We do our best to connect these people to local services, and we hear every week of the demand for food banks increasing and the demand for financial counselling not being met. There are too many to name them all locally, but I want to call out and praise South East Community Links in Dandenong, Springvale Park and Nobel Park for the work they do; the Casey North Community Information & Support Service in Narre Warren; and the Endeavour Ministries at the Andrews Centre in Endeavour Hills, who do outstanding work and never ask for anything from government. I wrote to the minister asking for some help, and we got nothing. I also want to particularly mention the Doveton Neighbourhood Learning Centre—I was down there a few weeks and saw how the demand for their food bank is outstripping what they can now provide; the local legal centres; and, of course, the good staff at Centrelink—those who are left, who have not been sacked or privatised. But the truth is that services cannot keep up with the demand that we are seeing in the community for support due to the accumulation of funding cuts, funding frozen in real terms and the lack of care by the Liberal Party.
I believe that government should be trying harder to help those in the community who need help most.
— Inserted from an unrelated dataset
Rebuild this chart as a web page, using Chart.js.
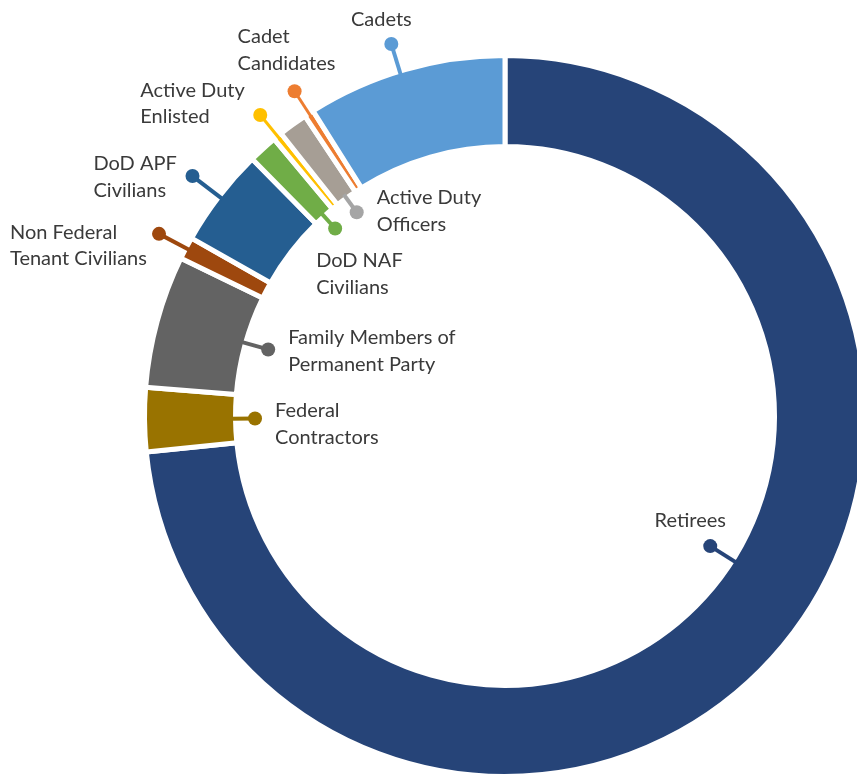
<!DOCTYPE html>
<html>
<head>
<meta charset="utf-8">
<script src="https://cdn.jsdelivr.net/npm/chart.js@4.4.1/dist/chart.umd.min.js"></script>
<style>
  html, body { margin: 0; padding: 0; background: #fff; overflow: hidden; }
  #wrap { width: 857px; height: 775px; overflow: hidden; position: relative; }
  canvas { position: absolute; left: 0; top: 0; }
</style>
</head>
<body>
<div id="wrap"><canvas id="ring" width="1010" height="832"></canvas></div>
<script>
// 카테고리 (시계방향, 12시부터)
const categories = [
    'Retirees',
    'Federal Contractors',
    'Family Members of Permanent Party',
    'Non Federal Tenant Civilians',
    'DoD APF Civilians',
    'DoD NAF Civilians',
    'Active Duty Enlisted',
    'Active Duty Officers',
    'Cadet Candidates',
    'Cadets',
];

// 비율 (%) - 그림에서 읽은 값
const shares = [73.42, 2.86, 5.94, 1.0, 4.42, 1.31, 0.39, 1.31, 0.42, 8.94];

// 라벨 텍스트 (줄 단위)
const labelLines = [
    ['Retirees'],
    ['Federal', 'Contractors'],
    ['Family Members of', 'Permanent Party'],
    ['Non Federal', 'Tenant Civilians'],
    ['DoD APF', 'Civilians'],
    ['DoD NAF', 'Civilians'],
    ['Active Duty', 'Enlisted'],
    ['Active Duty', 'Officers'],
    ['Cadet', 'Candidates'],
    ['Cadets'],
];

const sliceColors = ['#264478', '#997300', '#636363', '#9E480E', '#255E91', '#70AD47', '#FFC000', '#A69E95', '#ED7D31', '#5B9BD5'];
const leaderColors = ['#264478', '#997300', '#636363', '#9E480E', '#255E91', '#70AD47', '#FFC000', '#A5A5A5', '#ED7D31', '#5B9BD5'];

// 리더선 / 라벨 배치 (dir: 링 바깥/안쪽, reach: 링 가장자리에서 점까지, frac: 조각 내 각도 위치)
const labelLayout = [
    { dir: 'in',  reach: 29, frac: 0.463, align: 'center', dx: -20, dy: -19, lw: 4 },
    { dir: 'in',  reach: 22, frac: 0.5,   align: 'left',   dx: 20,  dy: -1,  lw: 4 },
    { dir: 'in',  reach: 26, frac: 0.52,  align: 'left',   dx: 20,  dy: -5,  lw: 4 },
    { dir: 'out', reach: 33, frac: 0.5,   align: 'left',   dx: -149, dy: 5,  lw: 4 },
    { dir: 'out', reach: 36, frac: 0.5,   align: 'left',   dx: -99, dy: -6,  lw: 4 },
    { dir: 'in',  reach: 19, frac: 0.5,   align: 'left',   dx: -19, dy: 39,  lw: 4 },
    { dir: 'out', reach: 30, frac: 0.5,   align: 'left',   dx: -120, dy: -18, lw: 3 },
    { dir: 'in',  reach: 20, frac: 0.5,   align: 'left',   dx: 20,  dy: -8,  lw: 4 },
    { dir: 'out', reach: 29, frac: 0.5,   align: 'left',   dx: -57, dy: -48, lw: 3 },
    { dir: 'out', reach: 31, frac: 0.472, align: 'center', dx: -10, dy: -18, lw: 4 },
];

const BORDER = 5;
const LINE_H = 26.5;

// 리더선 + 점 + 텍스트
const leaderLabels = {
    id: 'leaderLabels',
    afterDatasetsDraw(chart) {
        const ctx = chart.ctx;
        const meta = chart.getDatasetMeta(0);
        ctx.save();
        meta.data.forEach((arc, i) => {
            const p = arc.getProps(['x', 'y', 'startAngle', 'endAngle', 'innerRadius', 'outerRadius'], true);
            const L = labelLayout[i];
            const ang = p.startAngle + (p.endAngle - p.startAngle) * L.frac;
            const cos = Math.cos(ang), sin = Math.sin(ang);
            const outerVis = p.outerRadius - BORDER / 2;
            const innerVis = p.innerRadius + BORDER / 2;
            let r0, r1;
            if (L.dir === 'out') {
                r0 = outerVis - 2;
                r1 = outerVis + L.reach;
            } else {
                r0 = innerVis + 2;
                r1 = innerVis - L.reach;
            }
            const dotX = p.x + cos * r1, dotY = p.y + sin * r1;
            ctx.strokeStyle = leaderColors[i];
            ctx.lineWidth = L.lw;
            ctx.beginPath();
            ctx.moveTo(p.x + cos * r0, p.y + sin * r0);
            ctx.lineTo(dotX, dotY);
            ctx.stroke();
            ctx.fillStyle = leaderColors[i];
            ctx.beginPath();
            ctx.arc(dotX, dotY, 7, 0, Math.PI * 2);
            ctx.fill();

            ctx.fillStyle = '#3a3a3a';
            ctx.font = '20px Lato';
            ctx.textAlign = L.align;
            ctx.textBaseline = 'alphabetic';
            labelLines[i].forEach((line, k) => {
                ctx.fillText(line, dotX + L.dx, dotY + L.dy + k * LINE_H);
            });
        });
        ctx.restore();
    },
};

const ctx = document.getElementById('ring').getContext('2d');
new Chart(ctx, {
    type: 'doughnut',
    data: {
        labels: categories,
        datasets: [
            {
                data: shares,
                backgroundColor: sliceColors,
                borderColor: '#ffffff',
                borderWidth: BORDER,
                hoverOffset: 0,
            },
        ],
    },
    options: {
        responsive: false,
        animation: false,
        cutout: 269.5,
        layout: {
            padding: { left: 142, right: 142, top: 53, bottom: 53 },
        },
        plugins: {
            legend: { display: false },
            tooltip: { enabled: false },
        },
        events: [],
    },
    plugins: [leaderLabels],
});
</script>
</body>
</html>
But, instead, this Prime Minister and the Liberals are actively making things harder. We see the cuts to penalty rates, which will impact casual workers over the summer and holiday period. They are being paid less under this government, because of the government's refusal to restore penalty rates. We saw cuts to the National Disability Insurance Scheme of $1.6 billion, chocked in to prop up the flimsy surplus, while they gave themselves a tax cut. We saw the bill being debated yesterday, which passed this House, shamefully, to cut the age pension and to cut Newstart, which affects 13,600 people in the City of Greater Dandenong and Casey.
So I say to the government: if you've got time to reflect over summer, think about your priorities. You should be focusing on the most vulnerable people, not helping yourselves.